January is fading away and, hopefully, it is taking the last of the ice and uncomfortably cold weather with it. I know, readers up in Minnesota are snapping the suspenders on their snow suits right now, chortling over the anguish we have endured here in the South. Three days ago it was practically beach weather and then an evil spirit flew in from the frozen badlands of ice and snow to the north and shut everything down: schools, banks, offices, churches, miniature golf, and the local jet-ski academy. Why, even I had cute little icicles dangling from the leaves of my magnolias and a crust of ice on my windshield in the morning.
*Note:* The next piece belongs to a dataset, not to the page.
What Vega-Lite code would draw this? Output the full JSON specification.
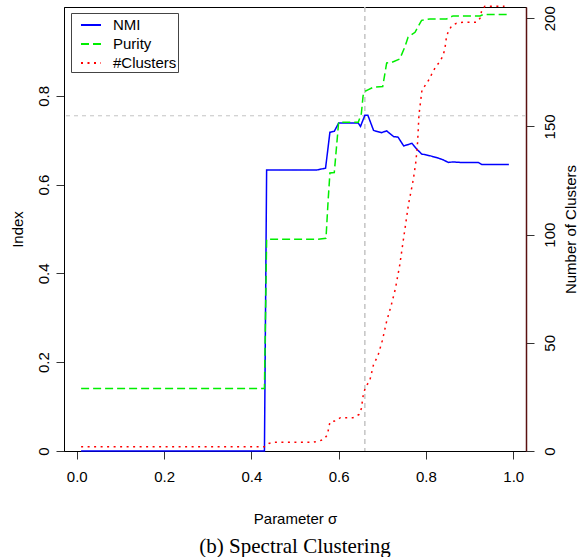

But whether I sit out on the lanai on a sunny day or whether I am huddled up in a blanket in front to the electric fireplace (it’s all fiction, remember), I often am surprised that even though February is a short month, I seem to get a lot of reading done. Let’s see how it goes this year.
I just finished playing around with some of the titles I have been hoping to read, some of the titles I expected to read in January but wasn’t successful in reading, some new titles I have collected over the last few weeks, and this is the result:
Reading Pool for February 2014
- How It Is — Samuel Beckett
- The Hawkline Monster: A Gothic Western — Richard Brautigan *
- Out — Christine Brook-Rose *
- Nostromo — Joseph Conrad *
- A Bad Man — Stanley Elkin
- Zeroville — Steve Erickson
- The Wine of Youth — John Fante
- Independence Day — Richard Ford *
- Sophie’s World — Jostein Gaardner *
- The Ambassadors — Henry James
- The True Deceiver — Tove Jansson *
- Satantango — László Kransznahorkai *
- The Spy Who Came In From the Cold — John Le Carré *
- Uncle Silas — J. Sheridan Le Fanu *
- Happyland — J. Robert Lennon *
- The Golden Notebook — Doris Lessing
- Mr g — Alan Lightman *
- Martin Eden — Jack London *
- The Infatuations — Javier Marías *
- Runaway Horses — Yukio Mishima *
- Doomed — Chuck Palahniuk *
- The Helmet of Horror — Victor Pelevin *
- Bleeding Edge — Thomas Pynchon [XFX] *
- The Confessions of Nat Turner — William Styron *
- The Palm-Wine Drinkard — Amos Tutuola *
- I Spit On Your Graves — Boris Vian [FR] *
- Filth — Irvine Welsh *
- Stoner — John Williams *
- The Garlic Ballads — Mo Yan *
- The Fortune of the Rougons — Émile Zola [FR]
Of course, since I have slowed down my reading due to old age and failing eye-sight, I probably will be lucky to read eight of these books but the target is still twelve. Again I will keep the pool intact and append any out-of-pool reading I complete during the month.
So, do you see anything in this list to pique your interest? Any new authors that you might not be familiar with but are curios to try? Go for it!